New Delhi, May 14 (PTI) Tax evasion by corporates in one form or another is rising day by day causing huge loss to public exchequer, a Delhi court observed today and said this needs to be curbed with a firm hand.
Additional Chief Metropolitan Magistrate Devendra Kumar Sharma made the observations while slapping a fine of ₹ 1.5 crore on a private firm dealing in insurance business, for its failure to deposit TDS of over ₹ 1.6 crore with the Income Tax department within the stipulated time.
"It is seen that nowadays, evasion of tax by corporate/ persons in one form or the other form by non-depositing of TDS (tax deducted at source) or other taxes within prescribed time are rising day by day which causes huge loss to government exchequer and such practice should be curbed with firm hand," the court said.
It held Delhi-based M/s Medsave Health Care (TPA) Ltd guilty of failing to deposit the TDS with the government under the Income Tax Act and imposed a fine of ₹ 1.5 crore.
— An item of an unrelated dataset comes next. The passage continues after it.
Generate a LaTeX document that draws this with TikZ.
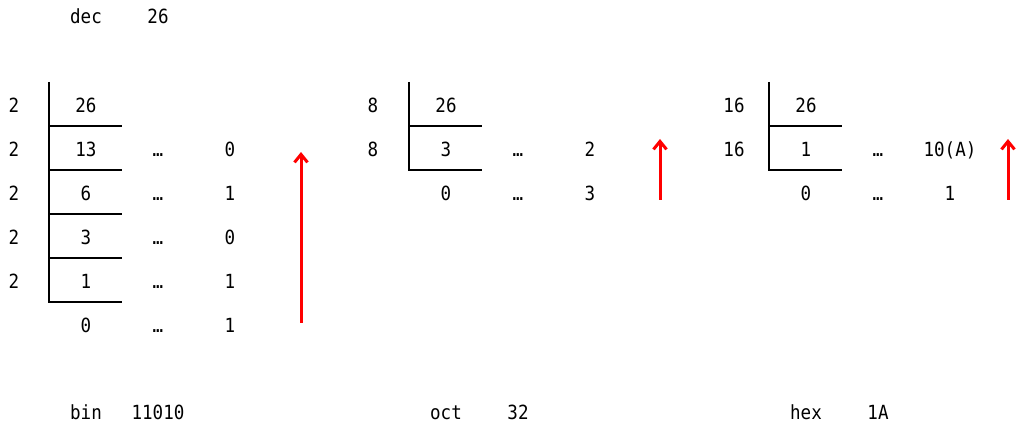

As per the IT department, on the total payment of ₹ 16.8 crore, the TDS to be deposited by the company amounted to ₹ 1.68 crore.
The court said the firm made payments to various parties and also deducted TDS but did not deposit it. Had there been no survey, huge amount of ₹ 16,85,28,897 would not have come to light and the tax amount would have been evaded, it said.
"The same would have caused great loss to the revenue as well as economy of the country. Its impact can be seen further in the light of recently launched Prime Minister's Life Insurance Scheme where on deposit of ₹ 330 in a year, the risk cover is Rs two lakh.
"From the undisclosed tax amount, thousand of persons can be provided life insurance free of cost. The convict company itself is dealing in insurance business," the court said.
The court refused to take a lenient view towards the firm observing that though TDS amount has been deposited but there was "unexplained delay" and disclosure was not voluntary.